Somehow the Slovak chess player
Ftacnik name is copied to
event and site field.
|Feb-28-07|| ||micartouse: The comments on 18. Be3! by GM King seem very odd to me: "How many night's slaving over a hot chessboard had it taken for Anatoly to discover this possibility? We can only marvel at the alchemy that changes a position previously thought to be equal into one where White has ... a miniscule advantage."|
With all respect to King, I think he's way off the mark here. I bet Karpov spotted the possibility almost instantly when trying to improve theoretically equal endgame lines. The move is natural and therefore an obvious candidate for exploration. Maybe he took a few minutes to work it out and convince himself it had potential, but I hardly picture him slaving away like some demented scientist. But who knows?

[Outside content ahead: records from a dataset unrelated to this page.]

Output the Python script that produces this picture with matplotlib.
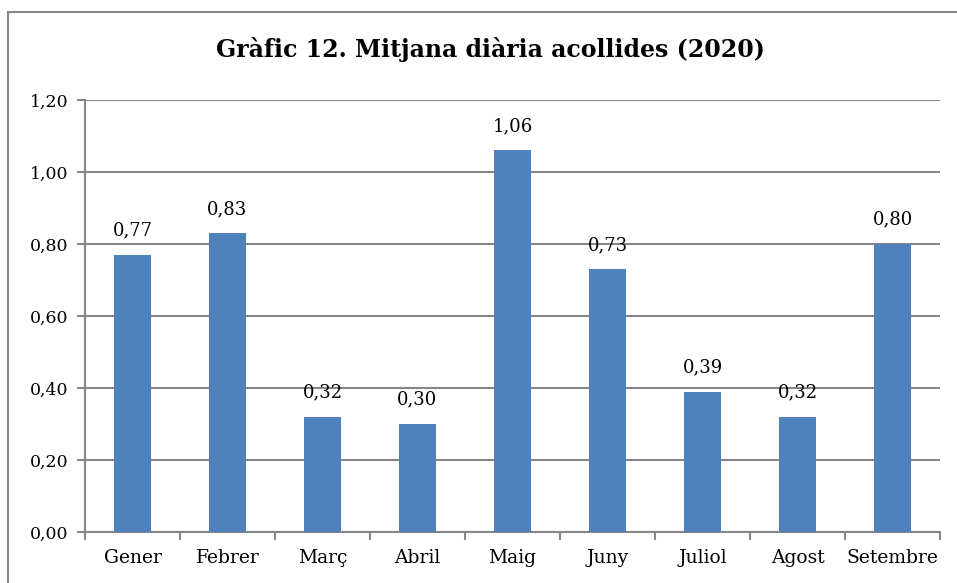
import numpy as np
import matplotlib
matplotlib.use('Agg')
from matplotlib import pyplot as plt
from matplotlib.patches import Rectangle

# dades
mesos = ['Gener', 'Febrer', 'Març', 'Abril', 'Maig', 'Juny', 'Juliol', 'Agost', 'Setembre']
mitjana = [0.77, 0.83, 0.32, 0.30, 1.06, 0.73, 0.39, 0.32, 0.80]
yticks = [0.0, 0.2, 0.4, 0.6, 0.8, 1.0, 1.2]

plt.rcParams['font.family'] = ['DejaVu Serif']
gris = '#868686'

fig = plt.figure(figsize=(9.57, 5.83), dpi=100)
ax = fig.add_axes([85/957, 51/583, 855/957, 432/583])

x = np.arange(len(mesos))
bars = ax.bar(x, mitjana, width=0.39, color='#4F81BD', zorder=3)

for b, v in zip(bars, mitjana):
    ax.annotate(('%.2f' % v).replace('.', ','), (b.get_x() + b.get_width()/2, v),
                xytext=(0, 11), textcoords='offset points', ha='center', va='bottom',
                fontsize=13)

ax.set_xlim(-0.5, len(mesos) - 0.5)
ax.set_ylim(0, 1.2)
ax.set_yticks(yticks)
ax.set_yticklabels([('%.2f' % t).replace('.', ',') for t in yticks], fontsize=12.5)
ax.yaxis.grid(True, color=gris, linewidth=1.5, zorder=0)
ax.set_axisbelow(True)

ax.set_xticks(x)
ax.set_xticklabels(mesos, fontsize=13.5)
ax.set_xticks(np.arange(-0.5, len(mesos), 1), minor=True)
ax.tick_params(axis='x', which='major', length=0, pad=12)
ax.tick_params(axis='x', which='minor', length=6, width=1.5, color=gris)
ax.tick_params(axis='y', length=6, width=1.5, color=gris, pad=6)

for s in ['top', 'right']:
    ax.spines[s].set_visible(False)
for s in ['left', 'bottom']:
    ax.spines[s].set_color(gris)
    ax.spines[s].set_linewidth(1.5)

fig.text(490/957, 1 - 50/583, 'Gràfic 12. Mitjana diària acollides (2020)',
         ha='center', va='center', fontsize=17, fontweight='bold')

# marc
fig.patches.append(Rectangle((8/957, -0.05), 1.0, 1 - 12/583 + 0.05, transform=fig.transFigure,
                             fill=False, edgecolor=gris, linewidth=1.5))

fig.savefig('out.png', dpi=100)
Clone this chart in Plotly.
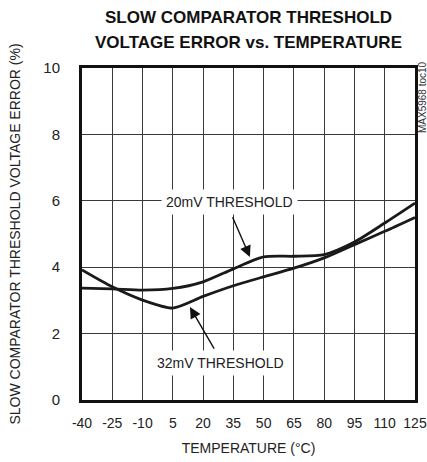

|Feb-28-07|| ||Brown: <micartouse> I took King's commentary to be snide, with the "..." pause, mocking Karpov, either for the work Karpov may have put into it, or for the "miniscule advantage" the novelty produces.|
|May-31-08|| ||whiteshark: Daniel ♔'s annotations are pretty cool.|
|Aug-15-08|| ||maxi: Absolutely. I have always liked them, although they tend to be a tad sensationalist.|
|Aug-16-08|| ||M.D. Wilson: <colles: <WMD: "Karpov has beaten me in Linares - 94, in that tournament he scored 11 of 13. I was making normal moves but I do not understand why there appears a lost position. Even after the game I could not understand anything> That reminds me of a statement made by Spassky to whom asked who was the strongest player he ever met: "It was not Fischer. It was Karpov: he was the only player that gave me feeling of not understanding what was going on the chessboard".>|
Interesting. Yes, Spassky did say Karpov was the toughest player he ever faced in his many years against the best.